Singleton lock renewal failed for blob 'my-storage/MyApp.Functions.MyTimerTrigger.Listener'
    with error code 409: LeaseIdMismatchWithLeaseOperation. The last successful renewal completed
    at 0001-01-01T00:00:00Z (-2147483648 milliseconds ago) with a duration of 0 milliseconds. The
    lease period was 60000 milliseconds.

If you are experiencing these issues, there are things for you to check:

  • ensure that your host isn't maxing out CPU. If the host instance is redlining, the background renewal tasks will fail to run, resulting in lease errors like the above.

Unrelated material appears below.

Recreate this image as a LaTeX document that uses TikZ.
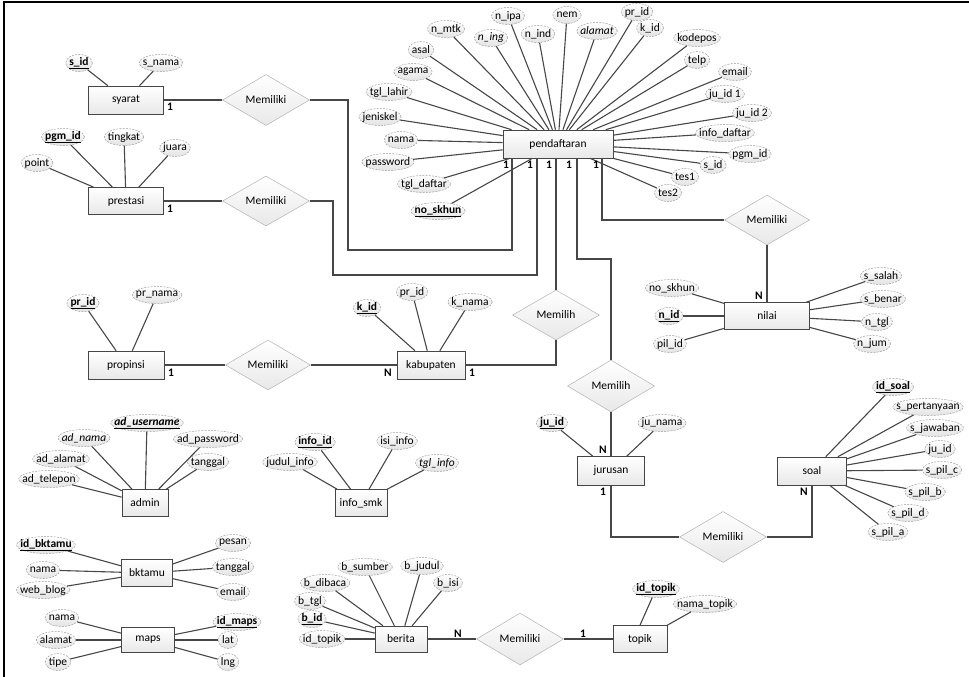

  • if your function(s) are async, ensure that you're following correct async coding practices. - Any calls to Task.Wait() or Task.Result or Task.GetAwaiter().GetResult() are troublesome, as they block threads, which again can prevent the background renewal tasks from running. Ensure your async functions are "async all the way down".
  • ensure you're using asynchronous APIs for any IO operations. Synchronous/blocking IO is troublesome.
  • look for other ways you may be overloading the host. Are you running too many functions on a single instance, stressing the host? Can you break things out?